**Task**. Under this line sits a listing. Repeat exactly and only its lines from the one holding "Recreate this image" through the one holding "import plotly.graph_objects as go"; skip pictures.

**Exercise input**.
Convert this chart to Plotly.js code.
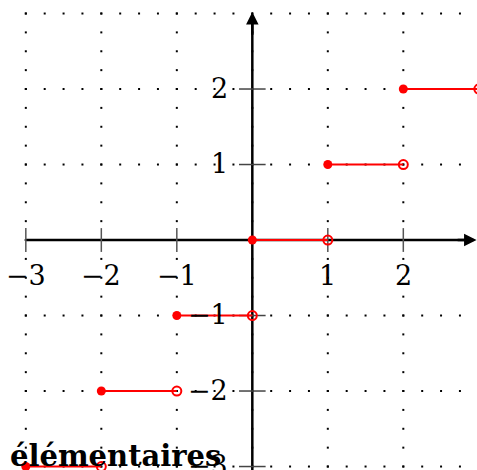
<!DOCTYPE html>
<html>
<head>
<meta charset="utf-8">
<script src="https://cdn.plot.ly/plotly-3.0.1.min.js"></script>
<style>html,body{margin:0;padding:0;background:#fff;}#chart{width:477px;height:470px;}</style>
</head>
<body>
<div id="chart"></div>
<script>
// Floor function steps: segment [x, x+1) at height y
const stepStarts = [-3, -2, -1, 0, 1, 2];
const stepValues = [-3, -2, -1, 0, 1, 2];
// Tick labels
const xTicks = [-3, -2, -1, 1, 2];
const xTickLabels = ['−3', '−2', '−1', '1', '2'];
const yTicks = [-3, -2, -1, 1, 2];
const yTickLabels = ['−3', '−2', '−1', '1', '2'];
// Grid lines (dotted) at integers
const gridLines = [-3, -2, -1, 0, 1, 2, 3];
const gridStep = 0.25;
const titleText = 'élémentaires';

const xRange = [-3.342, 2.976];
const yRange = [-3.046, 3.179];

// grid dots along integer lines
const gx = [], gy = [];
gridLines.forEach(k => {
  for (let t = gridLines[0]; t <= gridLines[gridLines.length - 1] + 1e-9; t += gridStep) {
    gx.push(t); gy.push(k);
    gx.push(k); gy.push(t);
  }
});

const traces = [];
traces.push({x: gx, y: gy, mode: 'markers', type: 'scatter', hoverinfo: 'skip',
  marker: {symbol: 'square', size: 2, color: '#000'}});

// tick marks
traces.push({x: xTicks, y: xTicks.map(() => 0), mode: 'markers', type: 'scatter', hoverinfo: 'skip',
  marker: {symbol: 'line-ns', size: 17, line: {width: 1.5, color: '#555'}}});
traces.push({x: yTicks.map(() => 0), y: yTicks, mode: 'markers', type: 'scatter', hoverinfo: 'skip',
  marker: {symbol: 'line-ew', size: 19, line: {width: 1.5, color: '#444'}}});

// step segments
const sx = [], sy = [];
stepStarts.forEach((s, i) => { sx.push(s, s + 1, null); sy.push(stepValues[i], stepValues[i], null); });
traces.push({x: sx, y: sy, mode: 'lines', type: 'scatter', hoverinfo: 'skip',
  line: {color: '#ff0000', width: 2}});
// filled left endpoints
traces.push({x: stepStarts, y: stepValues, mode: 'markers', type: 'scatter', hoverinfo: 'skip',
  marker: {symbol: 'circle', size: 9, color: '#ff0000'}});
// open right endpoints
traces.push({x: stepStarts.map(s => s + 1), y: stepValues, mode: 'markers', type: 'scatter', hoverinfo: 'skip',
  marker: {symbol: 'circle-open', size: 9, color: '#ff0000', line: {width: 2, color: '#ff0000'}}});

const labelFont = {family: 'DejaVu Serif', size: 27, color: '#000'};
const annotations = [];
xTicks.forEach((t, i) => annotations.push({x: t, y: 0, xref: 'x', yref: 'y', text: xTickLabels[i],
  showarrow: false, xanchor: 'center', yanchor: 'middle', yshift: -35, font: labelFont}));
yTicks.forEach((t, i) => annotations.push({x: 0, y: t, xref: 'x', yref: 'y', text: yTickLabels[i],
  showarrow: false, xanchor: 'right', yanchor: 'middle', xshift: -22, yshift: 1, font: labelFont}));
// arrow heads
annotations.push({x: 2.97, y: 0, ax: 2.7, ay: 0, xref: 'x', yref: 'y', axref: 'x', ayref: 'y', text: '',
  showarrow: true, arrowhead: 2, arrowsize: 1, arrowwidth: 2.5, arrowcolor: '#000', standoff: 0});
annotations.push({x: 0, y: 3.02, ax: 0, ay: 2.7, xref: 'x', yref: 'y', axref: 'x', ayref: 'y', text: '',
  showarrow: true, arrowhead: 2, arrowsize: 1, arrowwidth: 2.5, arrowcolor: '#000', standoff: 0});
// cropped title text
annotations.push({x: 0, y: 0, xref: 'paper', yref: 'paper', text: '<b>' + titleText + '</b>',
  showarrow: false, xanchor: 'left', yanchor: 'bottom', xshift: 8, yshift: -5,
  font: {family: 'DejaVu Serif', size: 29, color: '#000'}});

const layout = {
  width: 477, height: 470,
  margin: {l: 0, r: 0, t: 0, b: 0},
  paper_bgcolor: '#fff', plot_bgcolor: '#fff',
  showlegend: false,
  xaxis: {range: xRange, visible: false, fixedrange: true},
  yaxis: {range: yRange, visible: false, fixedrange: true},
  shapes: [
    {type: 'line', layer: 'below', xref: 'x', yref: 'y', x0: -3, x1: 2.9, y0: 0, y1: 0, line: {color: '#000', width: 2.5}},
    {type: 'line', layer: 'below', xref: 'x', yref: 'y', x0: 0, x1: 0, y0: yRange[0], y1: 2.95, line: {color: '#000', width: 2.5}}
  ],
  annotations: annotations
};

Plotly.newPlot('chart', traces, layout, {displayModeBar: false, staticPlot: true});
</script>
</body>
</html>
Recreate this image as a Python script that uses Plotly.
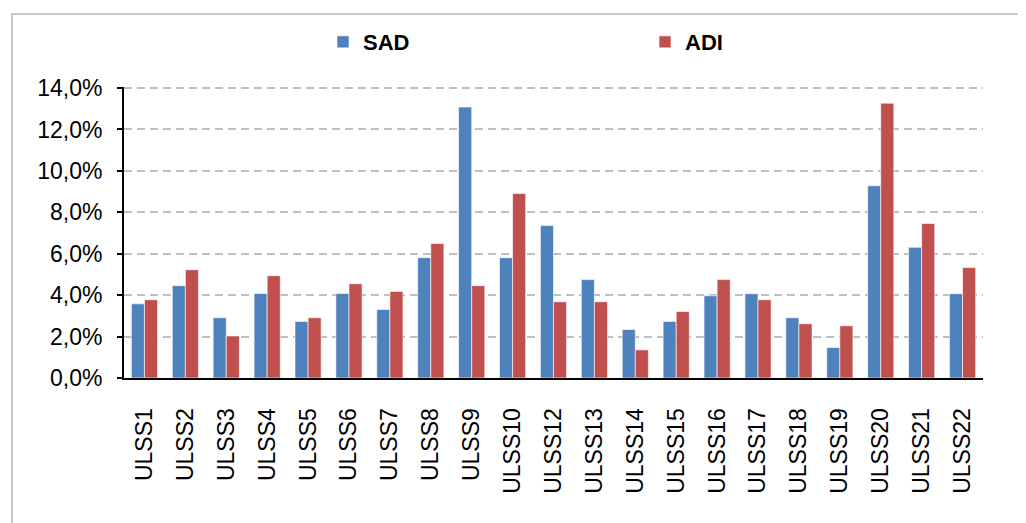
import plotly.graph_objects as go

categories = ["ULSS1", "ULSS2", "ULSS3", "ULSS4", "ULSS5", "ULSS6", "ULSS7", "ULSS8",
              "ULSS9", "ULSS10", "ULSS12", "ULSS13", "ULSS14", "ULSS15", "ULSS16",
              "ULSS17", "ULSS18", "ULSS19", "ULSS20", "ULSS21", "ULSS22"]
sad_values = [3.58, 4.46, 2.91, 4.08, 2.73, 4.08, 3.31, 5.81, 13.08, 5.81, 7.36,
              4.75, 2.34, 2.73, 3.97, 4.07, 2.91, 1.47, 9.28, 6.31, 4.07]
adi_values = [3.78, 5.23, 2.03, 4.94, 2.91, 4.55, 4.18, 6.49, 4.46, 8.91, 3.68,
              3.68, 1.36, 3.21, 4.75, 3.78, 2.62, 2.52, 13.27, 7.46, 5.33]
y_ticks = [0, 2, 4, 6, 8, 10, 12, 14]
y_tick_labels = ["0,0%", "2,0%", "4,0%", "6,0%", "8,0%", "10,0%", "12,0%", "14,0%"]

FONT = "Liberation Sans, Arial, sans-serif"

fig = go.Figure()
fig.add_trace(go.Bar(name="SAD", x=categories, y=sad_values,
                     marker=dict(color="#4F81BD", line=dict(color="rgba(255,255,255,0.6)", width=1))))
fig.add_trace(go.Bar(name="ADI", x=categories, y=adi_values,
                     marker=dict(color="#C0504D", line=dict(color="rgba(255,255,255,0.6)", width=1))))

# page body adds an 8px offset; compensate
OFF = 8
FW, FH = 1026 - OFF, 523 - OFF
YMAX = 14.05
L, R = 124 - OFF, 983 - OFF
B = 378 - OFF
T = B - (378 - 88) * YMAX / 14
W, H = R - L, B - T

fig.update_layout(
    width=FW, height=FH,
    margin=dict(l=L, r=FW - R, t=T, b=FH - B, autoexpand=False),
    paper_bgcolor="white", plot_bgcolor="white",
    font=dict(family=FONT, size=22, color="black"),
    barmode="group", bargap=0.36, bargroupgap=0,
    showlegend=True,
    legend=dict(orientation="h", x=(323 - OFF - L) / W, xanchor="left",
                y=(B - (42 - OFF)) / H, yanchor="middle",
                font=dict(family=FONT, size=22, color="black", weight="bold"),
                entrywidth=277, entrywidthmode="pixels",
                itemwidth=30, bgcolor="rgba(0,0,0,0)"),
    xaxis=dict(type="category", tickangle=-90, showline=True, linecolor="black",
               linewidth=2, ticks="", showgrid=False,
               tickfont=dict(family=FONT, size=23, color="black"),
               ticklabelstandoff=19),
    yaxis=dict(range=[0, YMAX], tickvals=y_ticks, ticktext=y_tick_labels,
               showline=True, linecolor="black", linewidth=2,
               ticks="outside", ticklen=5, tickcolor="black", tickwidth=1.5,
               showgrid=True, gridcolor="#BFBFBF", gridwidth=1.5, griddash="8px,5px",
               zeroline=False, ticklabelstandoff=10,
               tickfont=dict(family=FONT, size=23, color="black")),
    shapes=[dict(type="rect", xref="paper", yref="paper",
                 x0=(12 - OFF - L) / W, x1=(1040 - L) / W,
                 y0=(B - 540) / H, y1=(B - (14 - OFF)) / H,
                 line=dict(color="#C8C8C8", width=2), layer="below")],
)

fig.write_html("out.html")
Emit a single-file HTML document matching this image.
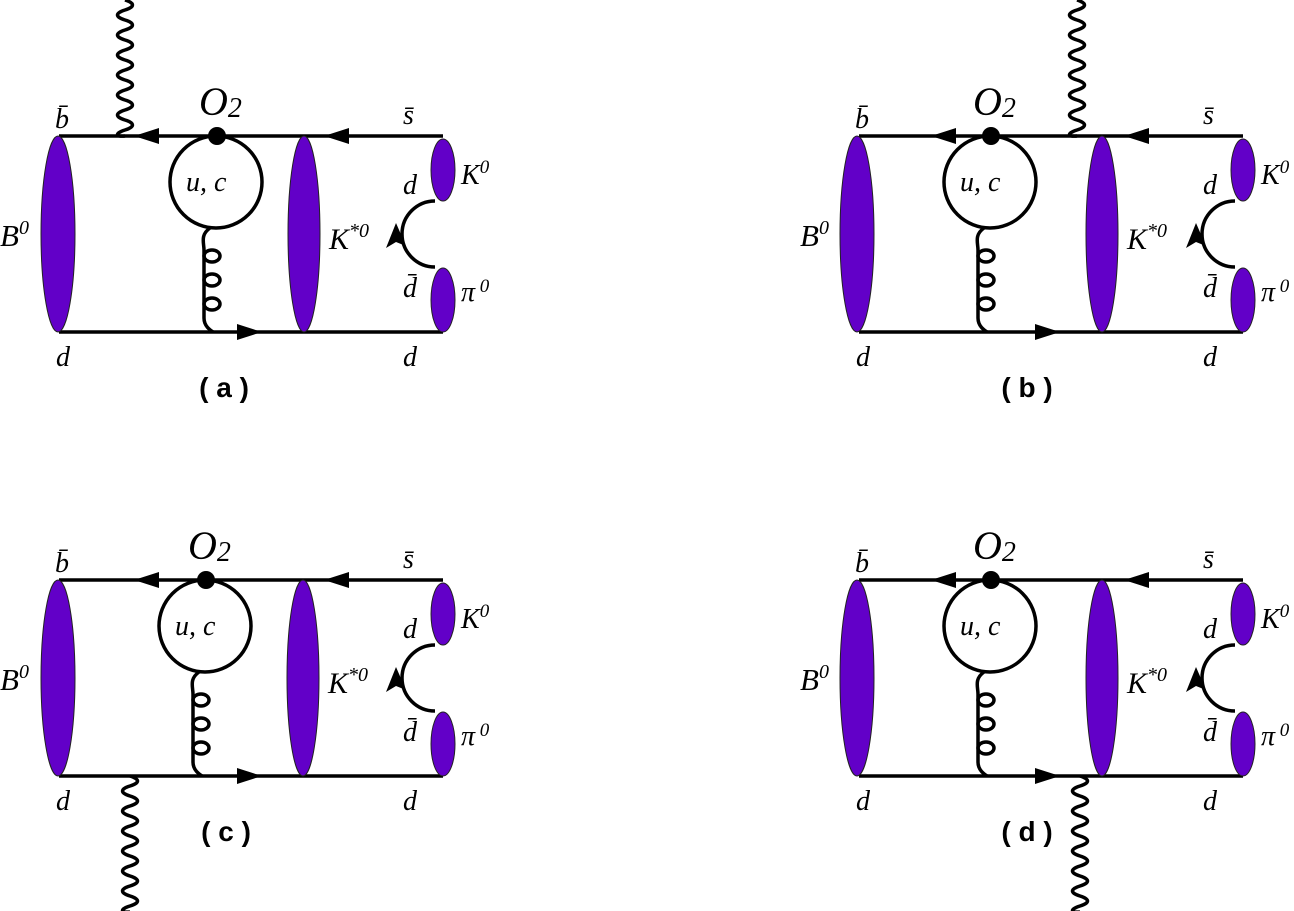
<!DOCTYPE html>
<html><head><meta charset="utf-8"><style>
html,body{margin:0;padding:0;background:#fff;}
svg{display:block}
.t{font-family:"Liberation Serif",serif;font-style:italic;fill:#000}
.p{font-family:"Liberation Sans","Noto Sans CJK SC",sans-serif;font-weight:bold;fill:#000}
</style></head><body>
<svg width="1294" height="911" viewBox="0 0 1294 911" xmlns="http://www.w3.org/2000/svg">

<!-- ========== (a) ========== -->
<g transform="translate(0,0)">
 <g stroke="#000" stroke-width="3.5" fill="none">
  <path d="M59 136H443M59 332H443"/>
  <path d="M435 201A33 33 0 0 0 435 267"/>
 </g>
 <g fill="#6200c8" stroke="#222" stroke-width="1">
  <ellipse cx="58" cy="234" rx="17" ry="98"/>
  <ellipse cx="304" cy="234" rx="16" ry="98"/>
  <ellipse cx="443" cy="170" rx="12" ry="31"/>
  <ellipse cx="443" cy="300" rx="12" ry="32"/>
 </g>
 <g fill="#000">
  <path d="M324 136L349 128L349 144Z"/>
  <path d="M262 332L237 324L237 340Z"/>
  <path d="M396 223L386 248L396 242L406 246Z"/>
 </g>
 <text class="t" x="55" y="128" font-size="28">b̄</text>
 <text class="t" x="403" y="124" font-size="28">s̄</text>
 <text class="t" x="403" y="194" font-size="28">d</text>
 <text class="t" x="461" y="184" font-size="28">K<tspan font-size="19" dy="-11">0</tspan></text>
 <text class="t" x="0" y="246" font-size="31">B<tspan font-size="20" dy="-12">0</tspan></text>
 <text class="t" x="329" y="249" font-size="30">K<tspan font-size="20" dy="-12">*0</tspan></text>
 <text class="t" x="403" y="297" font-size="28">d̄</text>
 <text class="t" x="461" y="301" font-size="28">π<tspan font-size="19" dy="-9"> 0</tspan></text>
 <text class="t" x="56" y="366" font-size="28">d</text>
 <text class="t" x="403" y="366" font-size="28">d</text>
 <g stroke="#000" stroke-width="3.5" fill="none">
  <circle cx="216" cy="182" r="46"/>
  <path d="M210 228C200 235 204 243 204 250V318C204 326 210 330 213 332"/>
  <ellipse cx="212" cy="256" rx="8" ry="6"/>
  <ellipse cx="212" cy="280" rx="8" ry="6"/>
  <ellipse cx="212" cy="304" rx="8" ry="6"/>
  <path d="M125 0c10 3 10 7 0 10c-10 3 -10 7 0 10c10 3 10 7 0 10c-10 3 -10 7 0 10c10 3 10 7 0 10c-10 3 -10 7 0 10c10 3 10 7 0 10c-10 3 -10 7 0 10c10 3 10 7 0 10c-10 3 -10 7 0 10c10 3 10 7 0 10c-10 3 -10 7 0 10c10 3 10 7 0 10c-10 3 -10 7 0 6"/>
 </g>
 <circle cx="217" cy="136" r="9" fill="#000"/>
 <path d="M134 136L159 128L159 144Z" fill="#000"/>
 <text class="t" x="199" y="115" font-size="40">O<tspan font-size="28" dy="2">2</tspan></text>
 <text class="t" x="186" y="191" font-size="28">u, c</text>
 <text class="p" x="224" y="397" font-size="28" text-anchor="middle">( a )</text>
</g>

<!-- ========== (b) ========== -->
<g transform="translate(800,0)">
 <g stroke="#000" stroke-width="3.5" fill="none">
  <path d="M59 136H443M59 332H443"/>
  <path d="M435 201A33 33 0 0 0 435 267"/>
 </g>
 <g fill="#6200c8" stroke="#222" stroke-width="1">
  <ellipse cx="57" cy="234" rx="17" ry="98"/>
  <ellipse cx="302" cy="234" rx="16" ry="98"/>
  <ellipse cx="443" cy="170" rx="12" ry="31"/>
  <ellipse cx="443" cy="300" rx="12" ry="32"/>
 </g>
 <g fill="#000">
  <path d="M324 136L349 128L349 144Z"/>
  <path d="M260 332L235 324L235 340Z"/>
  <path d="M396 223L386 248L396 242L406 246Z"/>
 </g>
 <text class="t" x="55" y="128" font-size="28">b̄</text>
 <text class="t" x="403" y="124" font-size="28">s̄</text>
 <text class="t" x="403" y="194" font-size="28">d</text>
 <text class="t" x="461" y="184" font-size="28">K<tspan font-size="19" dy="-11">0</tspan></text>
 <text class="t" x="0" y="246" font-size="31">B<tspan font-size="20" dy="-12">0</tspan></text>
 <text class="t" x="327" y="249" font-size="30">K<tspan font-size="20" dy="-12">*0</tspan></text>
 <text class="t" x="403" y="297" font-size="28">d̄</text>
 <text class="t" x="461" y="301" font-size="28">π<tspan font-size="19" dy="-9"> 0</tspan></text>
 <text class="t" x="56" y="366" font-size="28">d</text>
 <text class="t" x="403" y="366" font-size="28">d</text>
 <g stroke="#000" stroke-width="3.5" fill="none">
  <circle cx="190" cy="182" r="46"/>
  <path d="M184 228C174 235 178 243 178 250V318C178 326 184 330 187 332"/>
  <ellipse cx="186" cy="256" rx="8" ry="6"/>
  <ellipse cx="186" cy="280" rx="8" ry="6"/>
  <ellipse cx="186" cy="304" rx="8" ry="6"/>
  <path d="M277 0c10 3 10 7 0 10c-10 3 -10 7 0 10c10 3 10 7 0 10c-10 3 -10 7 0 10c10 3 10 7 0 10c-10 3 -10 7 0 10c10 3 10 7 0 10c-10 3 -10 7 0 10c10 3 10 7 0 10c-10 3 -10 7 0 10c10 3 10 7 0 10c-10 3 -10 7 0 10c10 3 10 7 0 10c-10 3 -10 7 0 6"/>
 </g>
 <circle cx="191" cy="136" r="9" fill="#000"/>
 <path d="M131 136L156 128L156 144Z" fill="#000"/>
 <text class="t" x="173" y="115" font-size="40">O<tspan font-size="28" dy="2">2</tspan></text>
 <text class="t" x="160" y="191" font-size="28">u, c</text>
 <text class="p" x="227" y="397" font-size="28" text-anchor="middle">( b )</text>
</g>

<!-- ========== (c) ========== -->
<g transform="translate(0,444)">
 <g stroke="#000" stroke-width="3.5" fill="none">
  <path d="M59 136H443M59 332H443"/>
  <path d="M435 201A33 33 0 0 0 435 267"/>
 </g>
 <g fill="#6200c8" stroke="#222" stroke-width="1">
  <ellipse cx="58" cy="234" rx="17" ry="98"/>
  <ellipse cx="303" cy="234" rx="16" ry="98"/>
  <ellipse cx="443" cy="170" rx="12" ry="31"/>
  <ellipse cx="443" cy="300" rx="12" ry="32"/>
 </g>
 <g fill="#000">
  <path d="M324 136L349 128L349 144Z"/>
  <path d="M262 332L237 324L237 340Z"/>
  <path d="M396 223L386 248L396 242L406 246Z"/>
 </g>
 <text class="t" x="55" y="128" font-size="28">b̄</text>
 <text class="t" x="403" y="124" font-size="28">s̄</text>
 <text class="t" x="403" y="194" font-size="28">d</text>
 <text class="t" x="461" y="184" font-size="28">K<tspan font-size="19" dy="-11">0</tspan></text>
 <text class="t" x="0" y="246" font-size="31">B<tspan font-size="20" dy="-12">0</tspan></text>
 <text class="t" x="328" y="249" font-size="30">K<tspan font-size="20" dy="-12">*0</tspan></text>
 <text class="t" x="403" y="297" font-size="28">d̄</text>
 <text class="t" x="461" y="301" font-size="28">π<tspan font-size="19" dy="-9"> 0</tspan></text>
 <text class="t" x="56" y="366" font-size="28">d</text>
 <text class="t" x="403" y="366" font-size="28">d</text>
 <g stroke="#000" stroke-width="3.5" fill="none">
  <circle cx="205" cy="182" r="46"/>
  <path d="M199 228C189 235 193 243 193 250V318C193 326 199 330 202 332"/>
  <ellipse cx="201" cy="256" rx="8" ry="6"/>
  <ellipse cx="201" cy="280" rx="8" ry="6"/>
  <ellipse cx="201" cy="304" rx="8" ry="6"/>
  <path d="M130 332c10 3 10 7 0 10c-10 3 -10 7 0 10c10 3 10 7 0 10c-10 3 -10 7 0 10c10 3 10 7 0 10c-10 3 -10 7 0 10c10 3 10 7 0 10c-10 3 -10 7 0 10c10 3 10 7 0 10c-10 3 -10 7 0 10c10 3 10 7 0 10c-10 3 -10 7 0 10c10 3 10 7 0 10c-10 3 -10 7 0 6"/>
 </g>
 <circle cx="206" cy="136" r="9" fill="#000"/>
 <path d="M134 136L159 128L159 144Z" fill="#000"/>
 <text class="t" x="188" y="115" font-size="40">O<tspan font-size="28" dy="2">2</tspan></text>
 <text class="t" x="175" y="191" font-size="28">u, c</text>
 <text class="p" x="226" y="397" font-size="28" text-anchor="middle">( c )</text>
</g>

<!-- ========== (d) ========== -->
<g transform="translate(800,444)">
 <g stroke="#000" stroke-width="3.5" fill="none">
  <path d="M59 136H443M59 332H443"/>
  <path d="M435 201A33 33 0 0 0 435 267"/>
 </g>
 <g fill="#6200c8" stroke="#222" stroke-width="1">
  <ellipse cx="57" cy="234" rx="17" ry="98"/>
  <ellipse cx="302" cy="234" rx="16" ry="98"/>
  <ellipse cx="443" cy="170" rx="12" ry="31"/>
  <ellipse cx="443" cy="300" rx="12" ry="32"/>
 </g>
 <g fill="#000">
  <path d="M324 136L349 128L349 144Z"/>
  <path d="M260 332L235 324L235 340Z"/>
  <path d="M396 223L386 248L396 242L406 246Z"/>
 </g>
 <text class="t" x="55" y="128" font-size="28">b̄</text>
 <text class="t" x="403" y="124" font-size="28">s̄</text>
 <text class="t" x="403" y="194" font-size="28">d</text>
 <text class="t" x="461" y="184" font-size="28">K<tspan font-size="19" dy="-11">0</tspan></text>
 <text class="t" x="0" y="246" font-size="31">B<tspan font-size="20" dy="-12">0</tspan></text>
 <text class="t" x="327" y="249" font-size="30">K<tspan font-size="20" dy="-12">*0</tspan></text>
 <text class="t" x="403" y="297" font-size="28">d̄</text>
 <text class="t" x="461" y="301" font-size="28">π<tspan font-size="19" dy="-9"> 0</tspan></text>
 <text class="t" x="56" y="366" font-size="28">d</text>
 <text class="t" x="403" y="366" font-size="28">d</text>
 <g stroke="#000" stroke-width="3.5" fill="none">
  <circle cx="190" cy="182" r="46"/>
  <path d="M184 228C174 235 178 243 178 250V318C178 326 184 330 187 332"/>
  <ellipse cx="186" cy="256" rx="8" ry="6"/>
  <ellipse cx="186" cy="280" rx="8" ry="6"/>
  <ellipse cx="186" cy="304" rx="8" ry="6"/>
  <path d="M280 332c10 3 10 7 0 10c-10 3 -10 7 0 10c10 3 10 7 0 10c-10 3 -10 7 0 10c10 3 10 7 0 10c-10 3 -10 7 0 10c10 3 10 7 0 10c-10 3 -10 7 0 10c10 3 10 7 0 10c-10 3 -10 7 0 10c10 3 10 7 0 10c-10 3 -10 7 0 10c10 3 10 7 0 10c-10 3 -10 7 0 6"/>
 </g>
 <circle cx="191" cy="136" r="9" fill="#000"/>
 <path d="M131 136L156 128L156 144Z" fill="#000"/>
 <text class="t" x="173" y="115" font-size="40">O<tspan font-size="28" dy="2">2</tspan></text>
 <text class="t" x="160" y="191" font-size="28">u, c</text>
 <text class="p" x="227" y="397" font-size="28" text-anchor="middle">( d )</text>
</g>
</svg>
</body></html>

**Solution**.
Recreate this image as a Python script that uses Plotly.
import plotly.graph_objects as go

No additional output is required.